Field-Programmable Gate Arrays

kirkr.xyz

A CPU runs software. An ASIC does one thing in hardware, permanently. An FPGA sits between the two -- a chip full of unconnected logic gates that you wire together yourself, after manufacture, to implement whatever circuit you need. Rewire it tomorrow and it's a different circuit.

That's the core idea. Hardware-level performance, but reconfigurable. The obvious question is how.


The fabric

An FPGA isn't a processor and it isn't memory. It's a grid of programmable components connected by a programmable routing network. Three things make it up.
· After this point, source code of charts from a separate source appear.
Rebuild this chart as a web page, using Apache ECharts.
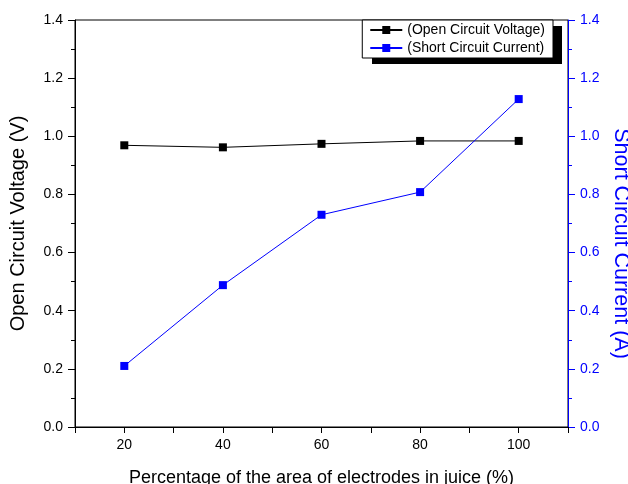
<!DOCTYPE html>
<html><head><meta charset="utf-8">
<script src="https://cdn.jsdelivr.net/npm/echarts@6/dist/echarts.min.js"></script>
<style>html,body{margin:0;padding:0;background:#fff}#c{width:628px;height:484px}</style>
</head><body><div id="c"></div>
<script>
var xValues = [20, 40, 60, 80, 100];
var voltage = [0.969, 0.962, 0.974, 0.984, 0.984];
var current = [0.21, 0.488, 0.73, 0.808, 1.128];
var xTickLabels = ['20', '40', '60', '80', '100'];

function pairs(xs, ys) { return xs.map(function (x, i) { return [x, ys[i]]; }); }
var F = 'Liberation Sans, Arial, sans-serif';
var chart = echarts.init(document.getElementById('c'), null, {renderer: 'canvas'});
chart.setOption({
  animation: false,
  backgroundColor: '#fff',
  grid: {left: 75, right: 60, top: 20, bottom: 57, containLabel: false, outerBoundsMode: 'none',
    show: true, borderColor: '#000', borderWidth: 1},
  graphic: [{
    type: 'rect', z: 1, shape: {x: 372, y: 26, width: 190, height: 38},
    style: {fill: '#000'}
  }],
  legend: {
    orient: 'vertical', right: 75, top: 20, align: 'left', z: 10,
    backgroundColor: '#fff', borderColor: '#000', borderWidth: 1,
    padding: [3, 8, 3, 7], itemGap: 4, itemWidth: 32, itemHeight: 10,
    textStyle: {fontFamily: F, fontSize: 14, color: '#000'},
    data: ['(Open Circuit Voltage)', '(Short Circuit Current)']
  },
  xAxis: {
    type: 'value', min: 10, max: 110, interval: 10,
    name: 'Percentage of the area of electrodes in juice (%)', nameLocation: 'middle', nameGap: 42,
    nameTextStyle: {fontFamily: F, fontSize: 18, color: '#000'},
    axisLine: {lineStyle: {color: '#000', width: 1}},
    axisTick: {inside: false, length: 6, lineStyle: {color: '#000'}},
    axisLabel: {fontFamily: F, fontSize: 14, color: '#000', margin: 11,
      formatter: function (v) { var s = String(v); return xTickLabels.indexOf(s) >= 0 ? s : ''; }},
    splitLine: {show: false}
  },
  yAxis: [{
    type: 'value', min: 0, max: 1.4, interval: 0.2, position: 'left',
    name: 'Open Circuit Voltage (V)', nameLocation: 'middle', nameGap: 47,
    nameTextStyle: {fontFamily: F, fontSize: 20, color: '#000'},
    axisLine: {show: true, lineStyle: {color: '#000', width: 1}},
    axisTick: {show: true, length: 7, lineStyle: {color: '#000'}},
    minorTick: {show: true, splitNumber: 2, length: 4, lineStyle: {color: '#000'}},
    axisLabel: {fontFamily: F, fontSize: 14, color: '#000', margin: 12, formatter: function (v) { return v.toFixed(1); }},
    splitLine: {show: false}
  }, {
    type: 'value', min: 0, max: 1.4, interval: 0.2, position: 'right',
    name: 'Short Circuit Current (A)', nameLocation: 'middle', nameGap: 35, nameRotate: -90,
    nameTextStyle: {fontFamily: F, fontSize: 21.5, color: '#0000ff', padding: [0, 0, 0, 40]},
    axisLine: {show: true, lineStyle: {color: '#0000ff', width: 1}},
    axisTick: {show: true, length: 7, lineStyle: {color: '#0000ff'}},
    minorTick: {show: true, splitNumber: 2, length: 4, lineStyle: {color: '#0000ff'}},
    axisLabel: {fontFamily: F, fontSize: 14, color: '#0000ff', margin: 12, formatter: function (v) { return v.toFixed(1); }},
    splitLine: {show: false}
  }],
  series: [{
    name: '(Open Circuit Voltage)', type: 'line', yAxisIndex: 0,
    data: pairs(xValues, voltage),
    symbol: 'rect', symbolSize: 8,
    itemStyle: {color: '#000'}, lineStyle: {color: '#000', width: 1}
  }, {
    name: '(Short Circuit Current)', type: 'line', yAxisIndex: 1,
    data: pairs(xValues, current),
    symbol: 'rect', symbolSize: 8,
    itemStyle: {color: '#0000ff'}, lineStyle: {color: '#0000ff', width: 1}
  }]
});
</script></body></html>
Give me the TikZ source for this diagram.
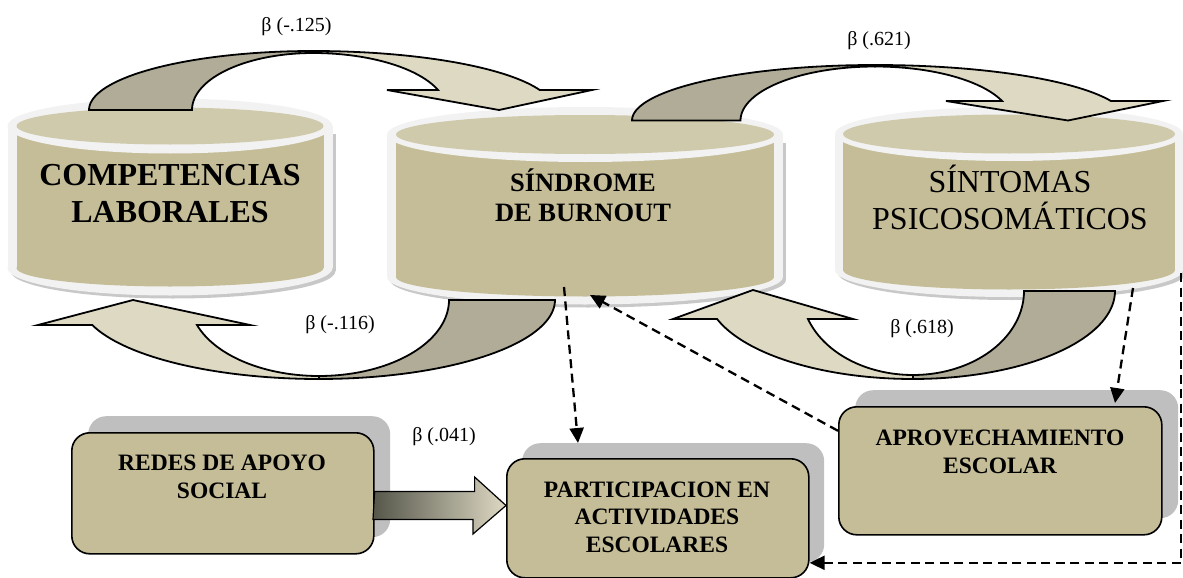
\documentclass[tikz,border=0pt]{standalone}
\usepackage{fontspec}
\setmainfont{Liberation Serif}
\usetikzlibrary{arrows.meta,calc}

\definecolor{rim}{HTML}{F2F2F2}
\definecolor{rimshadow}{HTML}{C8C8C8}
\definecolor{khaki}{HTML}{C4BD97}
\definecolor{khakitop}{HTML}{D0CAAD}
\definecolor{backband}{HTML}{B0AC97}
\definecolor{frontband}{HTML}{DDD9C3}
\definecolor{boxshadow}{HTML}{BFBFBF}
\definecolor{darkolive}{HTML}{56564A}

% cylinder: #1 cx, #2 top centre y, #3 bottom centre y,
% #4/#5 outer radii (rim), #6/#7 inner radii (khaki body)
\newcommand\drawcylinder[7]{%
  \fill[rimshadow] (#1-#4+3,#2+8) rectangle (#1+#4+3,#3+3);
  \fill[rimshadow] (#1+3,#3+3) ellipse[x radius=#4, y radius=#5];
  \fill[rim] (#1-#4,#2) rectangle (#1+#4,#3);
  \fill[rim] (#1,#3) ellipse[x radius=#4, y radius=#5];
  \fill[khaki] (#1-#6,#2) rectangle (#1+#6,#3);
  \fill[khaki] (#1,#3) ellipse[x radius=#6, y radius=#7];
  \fill[rim] (#1,#2) ellipse[x radius=#4, y radius=#5];
  \fill[khakitop] (#1,#2) ellipse[x radius=#6, y radius=#7];
}

\tikzset{
  band/.style={draw=black, line width=1.8pt, line join=miter},
  backpart/.style={band, fill=backband},
  frontpart/.style={band, fill=frontband},
  cyltitle/.style={anchor=base, align=center, inner sep=0pt},
  boxtitle/.style={anchor=base, align=center, inner sep=0pt,
    font=\fontsize{23.5}{27.5}\selectfont\bfseries},
  betalabel/.style={anchor=base, inner sep=0pt, font=\fontsize{20}{24}\selectfont},
  panel/.style={draw=black, line width=1.6pt, fill=khaki, rounded corners=18pt,
    inner sep=0pt, anchor=north west},
  panelshadow/.style={fill=boxshadow, rounded corners=18pt, inner sep=0pt,
    anchor=north west},
  dasharrow/.style={draw=black, line width=2.3pt, dash pattern=on 9pt off 5.5pt,
    -{Triangle[length=15pt,width=14pt]}},
  gradarrow/.style={draw=black, line width=1.2pt, left color=darkolive,
    right color=frontband},
}

\begin{document}
\begin{tikzpicture}[x=1pt, y=-1pt]
\useasboundingbox (0,0) rectangle (1183,578);

% ---- cylinders ----
\drawcylinder{170}{126}{268}{162.5}{27.5}{153.5}{18.5}
\drawcylinder{585}{134.5}{277}{198}{27.5}{189}{19.5}
\drawcylinder{1009}{134}{270}{174}{27}{166}{19.5}

\coordinate (sind-b1) at (564,287);
\coordinate (sind-b2) at (590,295);
\coordinate (sint-b) at (1133,288);
\coordinate (sint-r) at (1181,273);

% base anchor sits on the last line of each title
\node[cyltitle, font=\fontsize{32}{37}\selectfont\bfseries] (comp) at (170,222)
  {COMPETENCIAS\\LABORALES};
\node[cyltitle, font=\fontsize{26.5}{30}\selectfont\bfseries] (sind) at (583,221)
  {SÍNDROME\\DE BURNOUT};
\node[cyltitle, font=\fontsize{32}{37.5}\selectfont] (sint) at (1010,229.5)
  {SÍNTOMAS\\PSICOSOMÁTICOS};

% ---- curved block arrows ----
% competencias -> burnout
\filldraw[backpart]
  plot[domain=180:270, samples=40, variable=\t] ({313+224*cos(\t)},{110+59*sin(\t)})
  -- plot[domain=270:180, samples=40, variable=\t] ({313+121*cos(\t)},{110+57*sin(\t)})
  -- cycle;
\filldraw[frontpart]
  plot[domain=270:340.2, samples=40, variable=\t] ({313+241*cos(\t)},{110+59*sin(\t)})
  -- (592,90) -- (499,110) -- (387,90)
  -- plot[domain=339.5:270, samples=40, variable=\t] ({313+133.5*cos(\t)},{110+57*sin(\t)})
  -- cycle;

% burnout -> sintomas
\filldraw[backpart]
  plot[domain=180:270, samples=40, variable=\t] ({875+243*cos(\t)},{120.5+55.5*sin(\t)})
  -- plot[domain=270:180, samples=40, variable=\t] ({875+134.5*cos(\t)},{120.5+54*sin(\t)})
  -- cycle;
\filldraw[frontpart]
  plot[domain=270:339.4, samples=40, variable=\t] ({875+252*cos(\t)},{120.5+55.5*sin(\t)})
  -- (1163,101) -- (1068,120.5) -- (946,101)
  -- plot[domain=338.8:270, samples=40, variable=\t] ({875+136.2*cos(\t)},{120.5+54*sin(\t)})
  -- cycle;

% burnout -> competencias
\filldraw[backpart]
  plot[domain=0:90, samples=40, variable=\t] ({319+236*cos(\t)},{300+79*sin(\t)})
  -- plot[domain=90:0, samples=40, variable=\t] ({319+130*cos(\t)},{300+76*sin(\t)})
  -- cycle;
\filldraw[frontpart]
  plot[domain=90:161.6, samples=40, variable=\t] ({319+239*cos(\t)},{300+79*sin(\t)})
  -- (38,325) -- (133,300) -- (250,325)
  -- plot[domain=160.8:90, samples=40, variable=\t] ({319+129.2*cos(\t)},{300+76*sin(\t)})
  -- cycle;

% sintomas -> burnout
\filldraw[backpart]
  plot[domain=0:90, samples=40, variable=\t] ({913+202*cos(\t)},{291+88*sin(\t)})
  -- plot[domain=90:0, samples=40, variable=\t] ({913+111*cos(\t)},{291+84*sin(\t)})
  -- cycle;
\filldraw[frontpart]
  plot[domain=90:161.45, samples=40, variable=\t] ({913+206.7*cos(\t)},{291+88*sin(\t)})
  -- (673,319) -- (753,290) -- (853,319)
  -- plot[domain=160.5:90, samples=40, variable=\t] ({913+111.4*cos(\t)},{291+84*sin(\t)})
  -- cycle;

% ---- coefficient labels ----
\node[betalabel] (b1) at (296.5,32) {β (-.125)};
\node[betalabel] (b2) at (879,46) {β (.621)};
\node[betalabel] (b3) at (340,329) {β (-.116)};
\node[betalabel] (b4) at (922,333) {β (.618)};
\node[betalabel] (b5) at (444,441) {β (.041)};

% ---- boxes ----
\node[panelshadow, minimum width=302pt, minimum height=121pt] (redes-sh) at (88,416) {};
\node[panel, minimum width=302pt, minimum height=121pt] (redes) at (71,432) {};
\node[panelshadow, minimum width=302pt, minimum height=119pt] (partic-sh) at (522,443) {};
\node[panel, minimum width=302pt, minimum height=119pt] (partic) at (506,458) {};
\node[panelshadow, minimum width=323pt, minimum height=128pt] (aprov-sh) at (855,390) {};
\node[panel, minimum width=323pt, minimum height=128pt] (aprov) at (838,406) {};

\node[boxtitle] (redes-t) at (222,498) {REDES DE APOYO\\SOCIAL};
\node[boxtitle] (partic-t) at (657,552) {PARTICIPACION EN\\ACTIVIDADES\\ESCOLARES};
\node[boxtitle] (aprov-t) at (1000,473) {APROVECHAMIENTO\\ESCOLAR};

% ---- redes -> participacion ----
\coordinate (gmid) at (440,505.5);
\path (redes.east |- gmid) coordinate (ga-s) (partic.west |- gmid) coordinate (ga-t);
\draw[gradarrow] (ga-s) ++(0,-14) -- ++(100,0) -- ++(0,-14.5) -- (ga-t)
  -- ++(-33,28.5) -- ++(0,-14.5) -- ++(-100,0) -- cycle;

% ---- dashed links ----
\draw[dasharrow] (sind-b1) -- ([xshift=56pt]partic-sh.north west);
\draw[dasharrow] ([yshift=40pt]aprov.west) -- (sind-b2);
\draw[dasharrow] (sint-b) -- ([xshift=277pt,yshift=3pt]aprov.north west);
\draw[dasharrow] (sint-r) |- ([yshift=-44.5pt]partic.east);
\end{tikzpicture}
\end{document}
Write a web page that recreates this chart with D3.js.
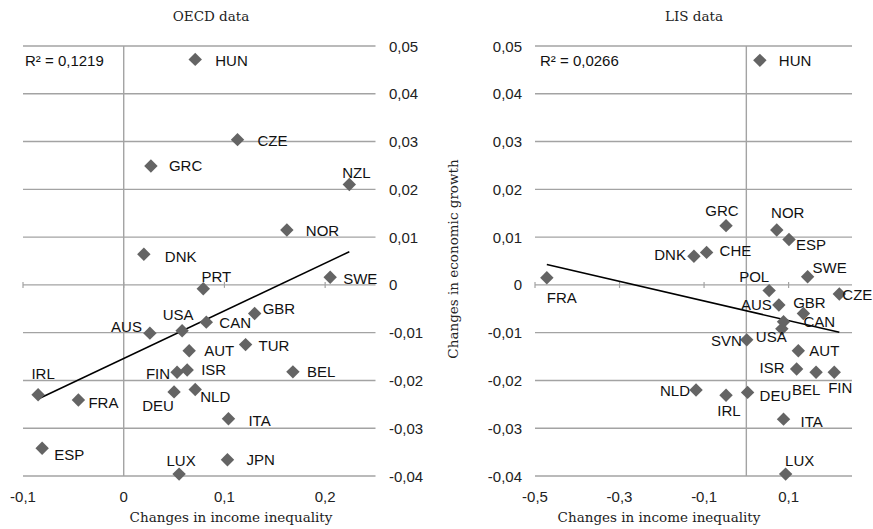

The first is the Configurable Logic Block (CLB). Each one contains Look-Up Tables (LUTs) and flip-flops. A LUT is a tiny piece of SRAM -- a 6-input LUT can implement any boolean logic function of up to six variables, just by storing the truth table. Flip-flops add memory, letting you build registers and stateful circuits. Stack enough CLBs together and you can implement essentially any digital logic.

The second is the interconnect -- a dense network of wires and programmable switches routing signals between CLBs, I/O blocks, and everything else on the chip. Routing quality matters more than most people expect. A design that fits comfortably in terms of logic can still fail timing because the routing is congested.

The third is the I/O blocks at the chip's perimeter, configurable to speak whatever signalling standard you need -- LVDS, HDMI, DDR.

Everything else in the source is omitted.